What was your last musical discovery?
Nic: I just got sent this track this morning but I don’t know if it’s even out yet. A friend I know from America has got a project called Gambles. They’re really good. I also listen to loads of hip-hop. I enjoy Kendrick Lamar, people like that. A lot of armchair dance music too. God, that sounds awful! You know, music you can’t really dance to.
Have you got any new projects in the pipeline? Are you working on anything else apart from Young Colossus?
Nic: I have a solo project I’ve just finished but I haven’t announced it yet. Me and Orlando are doing some bits as well. I’ve also done some stuff on Alessi’s new album which should be out in the new year, I think. She’s written some really beautiful songs and we might have an EP we’ve done together coming too.
So Young Colossus isn’t just one-off then? You’re going to work together more?
Nic: I think so. I only met Alessi through Young Colossus and we got on really well and we thought ‘Should we try doing some stuff together?’. She had some songs, we just gave it a go and it went really well so I’ll definitely be working with Alessi more in the future.
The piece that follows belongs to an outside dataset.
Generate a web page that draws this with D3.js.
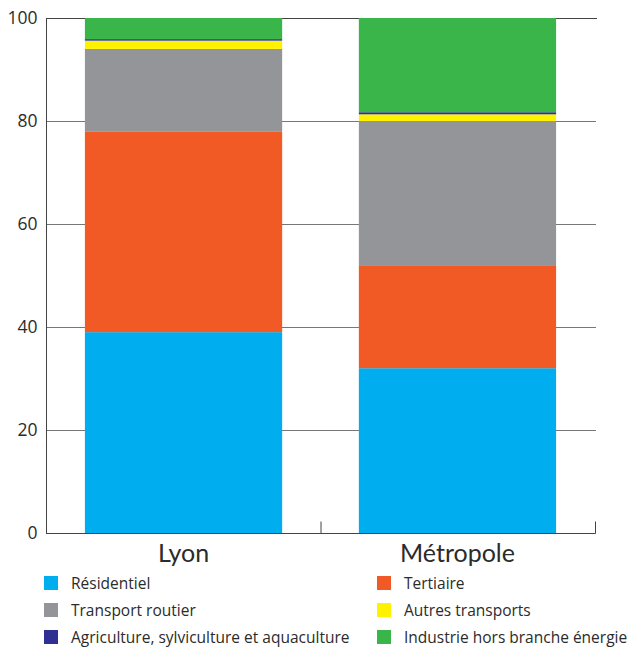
<!DOCTYPE html>
<html>
<head>
<meta charset="utf-8">
<script src="https://cdn.jsdelivr.net/npm/d3@7"></script>
<style>
  html, body { margin: 0; padding: 0; background: #fff; }
  svg { display: block; font-family: Lato, "Open Sans", sans-serif; }
</style>
</head>
<body>
<svg id="chart" width="631" height="650"></svg>
<script>
// Sector shares of consumption (%) for the city and the metropolitan area
const places = ["Lyon", "Métropole"];
const sectors = ["Résidentiel", "Tertiaire", "Transport routier", "Autres transports",
                 "Agriculture, sylviculture et aquaculture", "Industrie hors branche énergie"];
const residentiel = [39, 32];
const tertiaire = [39, 20];
const transportRoutier = [16, 28];
const autresTransports = [1.6, 1.3];
const agriculture = [0.3, 0.4];
const industrie = [4.1, 18.3];
const yTicks = [0, 20, 40, 60, 80, 100];
const colors = ["#00aeef", "#f15a24", "#939598", "#fff200", "#2e3192", "#39b54a"];

const series = [residentiel, tertiaire, transportRoutier, autresTransports, agriculture, industrie];
const rows = places.map((p, i) => {
  const r = { place: p };
  sectors.forEach((s, k) => { r[s] = series[k][i]; });
  return r;
});

const svg = d3.select("#chart");
const plotLeft = 46, plotRight = 595, plotTop = 18, plotBottom = 533;
const textColor = "#2b2b2b";

const x = d3.scaleBand().domain(places).range([plotLeft, plotRight])
  .paddingInner(0.28).paddingOuter(0.142);
const y = d3.scaleLinear().domain([0, 100]).range([plotBottom, plotTop]);
const color = d3.scaleOrdinal().domain(sectors).range(colors);

// Horizontal gridlines
svg.append("g")
  .selectAll("line")
  .data(yTicks.filter(t => t > 0))
  .join("line")
  .attr("x1", plotLeft).attr("x2", d => d === 100 ? plotRight + 2 : plotRight + 1)
  .attr("y1", d => y(d) + 0.5).attr("y2", d => y(d) + 0.5)
  .attr("stroke", d => d === 100 ? "#444" : "#777")
  .attr("stroke-width", 1);

// Stacked bars
const stacked = d3.stack().keys(sectors)(rows);
svg.append("g")
  .selectAll("g")
  .data(stacked)
  .join("g")
  .attr("fill", d => color(d.key))
  .selectAll("rect")
  .data(d => d)
  .join("rect")
  .attr("x", d => x(d.data.place))
  .attr("width", x.bandwidth())
  .attr("y", d => y(d[1]))
  .attr("height", d => y(d[0]) - y(d[1]));

// Y axis
const yAxis = d3.axisLeft(y).tickValues(yTicks).tickSize(0).tickPadding(9);
const gy = svg.append("g").attr("transform", `translate(${plotLeft + 0.5},0)`).call(yAxis);
gy.select(".domain").attr("stroke", "#444").attr("d", `M0,${plotTop}V${plotBottom + 0.5}`);
gy.selectAll("text").attr("font-size", 17.5).attr("fill", textColor)
  .attr("font-family", "'Open Sans', Lato, sans-serif");

// X axis baseline with small upward ticks between and after the bars
const gx = svg.append("g").attr("transform", `translate(0,${plotBottom + 0.5})`);
gx.append("line").attr("x1", plotLeft).attr("x2", plotRight + 0.5)
  .attr("stroke", "#444");
const step = x.step();
const tickXs = places.map(p => x(p) + x.bandwidth() + step * x.paddingInner() / 2);
tickXs[tickXs.length - 1] = plotRight;
gx.selectAll(".tk").data(tickXs).join("line").attr("class", "tk")
  .attr("x1", d => d + 0.5).attr("x2", d => d + 0.5)
  .attr("y1", 0).attr("y2", -12).attr("stroke", "#444");
gx.selectAll(".cat").data(places).join("text").attr("class", "cat")
  .attr("x", d => x(d) + x.bandwidth() / 2)
  .attr("y", 28)
  .attr("text-anchor", "middle")
  .attr("font-size", 25)
  .attr("fill", textColor)
  .text(d => d);

// Legend in two columns
const legend = svg.append("g");
const item = legend.selectAll("g").data(sectors).join("g")
  .attr("transform", (d, i) => `translate(${i % 2 === 0 ? 44 : 377},${576 + Math.floor(i / 2) * 27})`);
item.append("rect").attr("width", 14).attr("height", 14).attr("fill", d => color(d));
item.append("text").attr("x", 27).attr("y", 13)
  .attr("font-family", "'Open Sans', Lato, sans-serif")
  .attr("font-size", 15.5).attr("fill", textColor).text(d => d);
</script>
</body>
</html>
Just one more question. What are your favourite places in London?
Nic: It’s a tough question, London’s a big place. I really like the South side of London: Peckham, places that people don’t normally go to. There’s some really nice places opening up. Also, all the parks in London are pretty great. I quite enjoy just biking around. If you had some time and you felt game enough just rent a bike and give it a go. I’ve finally invested in a pair of waterproof trousers and my quality of life has genuinely improved. Suddenly there’s rain and you’re like ‘Great, I’m literally about to be entirely soaked’. Instead it’s not the end of the world. You still basically bike around in a bin bag but it feels slightly better.